2020-12-21: Unable to deploy to Kubernetes Infrastructure
Summary
More information will be added as we investigate the issue.
Timeline
All times UTC.
2020-12-21
- 17:34 - deployment to gprd fails - https://ops.gitlab.net/gitlab-com/gl-infra/deployer/-/pipelines/393051
- 17:45 - discovered the deployment failure was specific to the kubernetes infrastructure
- 18:52 - jskarbek declares incident in Slack.
- 22:55 - all remediation is complete, deployments are successful - #3228 (comment 471802763)
Corrective Actions
- Keep up-to-date on all tools utilized for Kubernetes infrastructure - delivery#1438 (closed)
- Open an issue with the helm-git plugin to address the init command as this will be broken for others who are using helm 2 - https://github.com/aslafy-z/helm-git/pull/140
Incident Review
Summary
- Service(s) affected: Deployments
- Team attribution: teamDelivery
- Time to detection: 10 minuets
- Minutes downtime or degradation: 5 hours
Metrics
N/A
Customer Impact
-
Who was impacted by this incident? (i.e. external customers, internal customers)
- No one
-
What was the customer experience during the incident? (i.e. preventing them from doing X, incorrect display of Y, ...)
- N/A
-
How many customers were affected?
- N/A
-
If a precise customer impact number is unknown, what is the estimated impact (number and ratio of failed requests, amount of traffic drop, ...)?
- N/A
What were the root causes?
When Delivery started the migration work of VM's to Kubernetes Infrastructure, Helm was at version 2. While we did an okay job maintaining updates for that version, switching to version 3 was blocked due to various issues. Kubernetes prevents some fields from being updated, and changes to the methods for which helm manages objects prevented our initial upgrade to version 3 of Helm. This was later tabled with a status blocked in search for a solution.
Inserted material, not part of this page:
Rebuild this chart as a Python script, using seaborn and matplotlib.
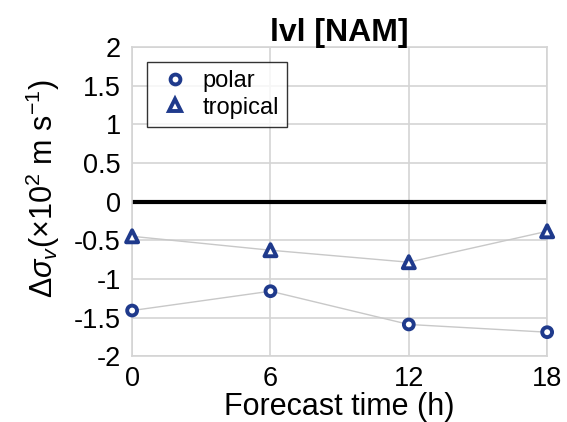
import matplotlib
matplotlib.use("Agg")
import matplotlib.pyplot as plt
import seaborn as sns
import pandas as pd
import numpy as np

hours = [0, 6, 12, 18]
polar = [-1.41, -1.16, -1.59, -1.69]
tropical = [-0.45, -0.63, -0.785, -0.385]
xticks = [0, 6, 12, 18]
yticks = [-2, -1.5, -1, -0.5, 0, 0.5, 1, 1.5, 2]
ytick_labels = ["-2", "-1.5", "-1", "-0.5", "0", "0.5", "1", "1.5", "2"]

df = pd.DataFrame({
    "hour": hours * 2,
    "value": polar + tropical,
    "regime": ["polar"] * 4 + ["tropical"] * 4,
})

sns.set_style("white")
plt.rcParams['font.family'] = ['Liberation Sans', 'DejaVu Sans']
plt.rcParams['mathtext.fontset'] = 'custom'
plt.rcParams['mathtext.rm'] = 'Liberation Sans'
plt.rcParams['mathtext.it'] = 'Liberation Sans:italic'
for k in ['text.color', 'axes.labelcolor', 'xtick.color', 'ytick.color']:
    plt.rcParams[k] = 'black'

fig = plt.figure(figsize=(5.67, 4.22), dpi=100)
ax = fig.add_axes([0.233, 0.156, 0.732, 0.733])

navy = "#1f3a8c"
msizes = {"polar": 50, "tropical": 75}
ax.axhline(0, color="black", lw=3.0, zorder=2)
sns.lineplot(data=df, x="hour", y="value", units="regime", estimator=None,
             color="#c8c8c8", lw=1.0, ax=ax, legend=False, zorder=3)
sns.scatterplot(data=df, x="hour", y="value", style="regime", size="regime",
                markers={"polar": "o", "tropical": "^"},
                sizes=msizes,
                facecolor="white", edgecolor=navy, linewidth=2.8,
                ax=ax, zorder=4, clip_on=False)

ax.set_xlim(0, 18)
ax.set_ylim(-2, 2)
ax.set_xticks(xticks)
ax.set_xticklabels([str(t) for t in xticks], fontsize=19.5)
ax.set_yticks(yticks)
ax.set_yticklabels(ytick_labels, fontsize=19.5)
ax.tick_params(axis="y", length=0, pad=8)
ax.tick_params(axis="x", length=0, pad=7)
ax.grid(True, color="#d4d4d4", lw=1.2)
for sp in ax.spines.values():
    sp.set_color("#d4d4d4")
    sp.set_linewidth(1.2)

ax.set_xlabel("Forecast time (h)", fontsize=22, labelpad=0)
ax.set_ylabel(r"$\Delta\sigma_v$($\times$10$^2$ m s$^{-1}$)", fontsize=22)
ax.yaxis.set_label_coords(-0.17, 0.54)
ax.set_title("lvl [NAM]", fontsize=23, fontweight="bold", pad=4)

leg = ax.legend(loc="upper left", bbox_to_anchor=(0.036, 0.952), fontsize=17,
                frameon=True, fancybox=False, edgecolor="black",
                handletextpad=0.3, borderpad=0.35, labelspacing=0.2,
                handlelength=1.7, borderaxespad=0.0)
leg.get_frame().set_linewidth(1.0)
for h, t in zip(leg.legend_handles, leg.get_texts()):
    t.set_color("black")
    try:
        h.set_markeredgecolor(navy)
        h.set_markerfacecolor("white")
        h.set_markeredgewidth(2.8)
        h.set_markersize(np.sqrt(msizes.get(t.get_text(), 50)))
    except AttributeError:
        h.set_edgecolor(navy)
        h.set_facecolor("white")
        h.set_linewidth(2.8)

fig.savefig("out.png", dpi=100)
While a solution was never found, other priorities ended up taking precedent in order to meet Quarter OKR's, primarily the drive to migrate as much of our stateless services using an unmodified helm chart. This resulted in us being forced to rely on Helm version 2 beyond EOL in November.
Helm's transition into the CNCF meant that the original location where the stable repo could be found eventually changed ownership, and subsequently, the URL of the stable repo has also changed. With Helm version 2 deprecated in November, it's logical for this transition to occur. On December 21st, the old location of the repo started to return HTTP403, which prevented the helm init
command from working properly. While we do not use the stable
repository anywhere, we use a plugin helm-git
which is utilized to pull the GitLab Helm Chart at a specific revision. This plugin runs the helm init
command as part of its setup. This setup now only fails since Helm is unable to get the necessary repository information. This in turn leads to a failure for our deployment mechanism to complete.
Helm Deprecation for version 2
Incident Response Analysis
-
How was the incident detected?
- Notification sent to #announcements
-
How could detection time be improved?
- No
-
How was the root cause diagnosed?
- Observing log output of the deployment jobs that were marked as failed
-
How could time to diagnosis be improved?
- Looking at the log output more carefully
-
How did we reach the point where we knew how to mitigate the impact?
- Source code dives into open source software that we consume
-
How could time to mitigation be improved?
- No
-
What went well?
- Contribution has been made to the
helm-git
plugin - We received excellent assistance from the Distribution team
- Contribution has been made to the
Post Incident Analysis
-
Did we have other events in the past with the same root cause?
- No
-
Do we have existing backlog items that would've prevented or greatly reduced the impact of this incident?
- Yes - &370 (closed)
-
Was this incident triggered by a change (deployment of code or change to infrastructure)? If yes, link the issue.
- No - This was out of our control due to deprecation of an old version of software being utilized
Lessons Learned
- We need to stay up-to-date with the various tools that we do not build ourselves.
Guidelines
Resources
- If the Situation Zoom room was utilised, recording will be automatically uploaded to Incident room Google Drive folder (private)